How is it escalation geza didn't sent like 1000 troops he sent a large contingent to support the Serbs
AFAIK we don't really know how many Hungarian units were sent to aid the Serbs, however it is known that mostly foreign auxiliary forces (Khalyzes, Pechenegs) were sent, and that the bulk of the Royal Army was not present, since it was campaigning in Halych at the time.
in any sense this is an act of war also relationship between the two were already strained prior to 1151, they had fought a war only a generation before
It is reasonable to argue that Manuel was justified in his punitive expedition against Hungary, I don't refute that, however it was still a conscious continuation/escalation of the conflict considering that Serbia was already subjugated by then. In retrospect, the war didn't bring any benefit.
relationship between the two were already strained prior to 1151, they had fought a war only a generation before
The war (1127-'28) between Stephen II and John II was fought specifically because the latter sheltered Prince Álmos (who constantly conspired to dethrone his nephew) and refused to hand him over (or keep him somewhere far away).
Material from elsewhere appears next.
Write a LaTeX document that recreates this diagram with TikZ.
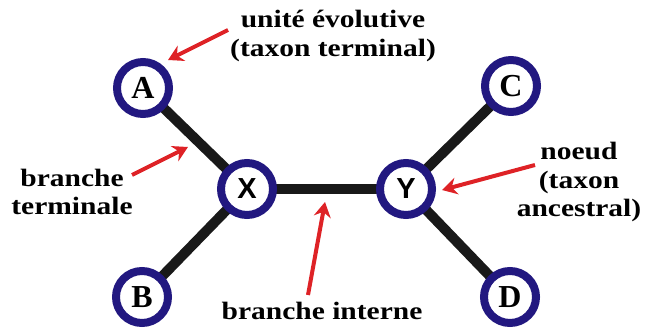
\documentclass[tikz,border=0pt]{standalone}
\usepackage{fontspec}
\newfontfamily\lblfont{Liberation Serif}[FakeStretch=1.18]
\newfontfamily\letfont{Liberation Serif}
\newfontfamily\hidfont{Liberation Sans}
\usetikzlibrary{arrows.meta}
\usetikzlibrary{backgrounds}
\definecolor{ringblue}{RGB}{34,24,128}
\definecolor{arrowred}{RGB}{222,34,38}

\begin{document}
\begin{tikzpicture}[x=1pt,y=-1pt,
    taxon/.style={circle,draw=ringblue,line width=8pt,fill=white,minimum size=52pt,inner sep=0pt},
    leaf/.style={taxon,font=\letfont\fontsize{32}{32}\selectfont\bfseries},
    inner/.style={taxon,font=\hidfont\fontsize{29}{29}\selectfont\bfseries},
    branch/.style={line width=10pt,black!90},
    note/.style={align=center,inner sep=0pt,font=\lblfont\fontsize{25}{28.5}\selectfont\bfseries},
    pointer/.style={arrowred,line width=4pt,-{Stealth[length=15pt,width=17pt,inset=5pt]}}]
    \useasboundingbox (0,0) rectangle (645,331);
    % arbre non enracine
    \node[leaf] (A) at (143,88) {A};
    \node[leaf] (B) at (142,297) {B};
    \node[leaf] (C) at (511,86) {C};
    \node[leaf] (D) at (510,297) {D};
    \node[inner] (X) at (247,189) {X};
    \node[inner] (Y) at (406,189) {Y};
    \begin{scope}[on background layer]
        \draw[branch] (A.center) -- (X.center) -- (B.center);
        \draw[branch] (X.center) -- (Y.center);
        \draw[branch] (C.center) -- (Y.center) -- (D.center);
    \end{scope}
    % legendes
    \node[note] (unite) at (333,36) {unité évolutive\\(taxon terminal)};
    \node[note] (bterm) at (72,192) {branche\\terminale};
    \node[note] (noeud) at (579,182) {noeud\\(taxon\\ancestral)};
    \node[note] (binte) at (322,311) {branche interne};
    \coordinate (tA) at (228,30);  \coordinate (hA) at (168,60);
    \coordinate (tT) at (132,175); \coordinate (hT) at (188,147);
    \coordinate (tN) at (535,165); \coordinate (hN) at (442,190);
    \coordinate (tI) at (308,295); \coordinate (hI) at (325,202);
    \draw[pointer] (tA) -- (hA);
    \draw[pointer] (tT) -- (hT);
    \draw[pointer] (tN) -- (hN);
    \draw[pointer] (tI) -- (hI);
\end{tikzpicture}
\end{document}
It was the son of this very same Prince Álmos who latter succeeded Stephen II, namely Béla II. During Béla II's reign, there was no confrontation between Hungary and Byzantium, the relations weren't strained.
but the last confrontation was because Hungary had broken the agreement still the sole goal of vassalizing Hungary doesn't seem right when Manuel mostly reconquered old byzantine Territory in the border like Sirmium
Vassalisation efforts completely failed because of the extreme unpopularity of both Ladislaus II and Stephen IV, that's why Manuel scaled back his ambitions to just the acquisition of Syrmium and (through Béla-Alexios' claim) Croatia-Dalmatia.

On another note, calling Sirmium old Byzantine territory doesn't really ring that good, considering that Byzantium only possessed the town between 1018 and 1071 in recent history. Prior to that it was in Hungarian, Bulgarian, Frankish, etc. hands. The area wasn't in Roman hands since the 5th century.

Still, it's true that the last conflict was started by the Hungarians. They tried to reconquer the lost territories, but if there are no lost territories to speak of, then that conflict would also be averted.